Si le Premier ministre Cas-Sory Faux-Fana, jaloux de son poste, n’a jusque-là pas réagi, Sékou Koureissy Condé, l’autre mis en cause, a pris la parole : «Je suis surpris. Je suis heureux (en 20 ans d’histoire) qu’on dise toujours ceci et cela et qu’on ne soit pas en mesure de montrer la moindre preuve. Ça ne s’est pas fait hier. Il y a 22 ans quand-même ! Alors, quand on dit toujours la même chose, c’est parce que les mêmes oreilles se prêtent à cela. Mais, je pense qu’il n’y a pas lieu de commenter ce fait qui a été, dans l’histoire de la Guinée, un événement malheureux. Celui qui a été concerné personnellement est aujourd’hui président de la République depuis 10 ans. Donc, je ne sais pas dans quelle intention et sur quelle base cela a été fait.» Dépité à l’Assemblée nationale, sous les couleurs de son ARENA, Sékou Koureissy Condé, a juré la main sur le palpitant qu’il n’est point associé à l’arrestation du l’opposant Alpha Grimpeur. «Je puis vous garantir encore une fois encore que je n’ai ni arrêté le Pr Alpha Condé ni été associé à son arrestation, ni membre d’aucune commission liée à la procédure.

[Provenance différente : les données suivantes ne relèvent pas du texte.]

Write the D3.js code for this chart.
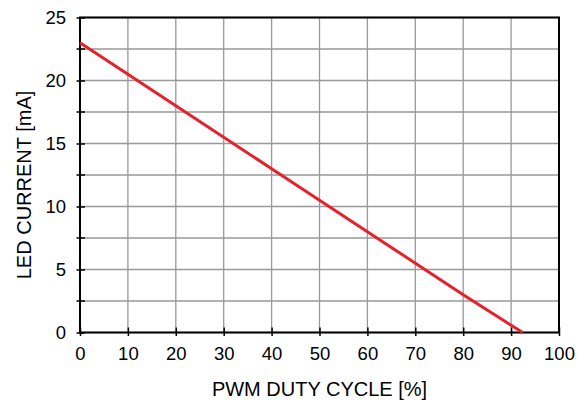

Et le procès a eu lieu six mois à Conakry. Mon nom n’a pas été cité ni de près ni de loin. On ne va pas quand-même vivre avec les rumeurs. J’étais ministre de la Sécurité Mais, la Sécurité n’a jamais été mêlée à cela : c’était une frontière militaire. Et le Professeur lui-même a dit qu’il a été arrêté par les militaires et convoyé dans un camp militaire.» Mais est-ce que cela suffira ? Qui vieillira verra.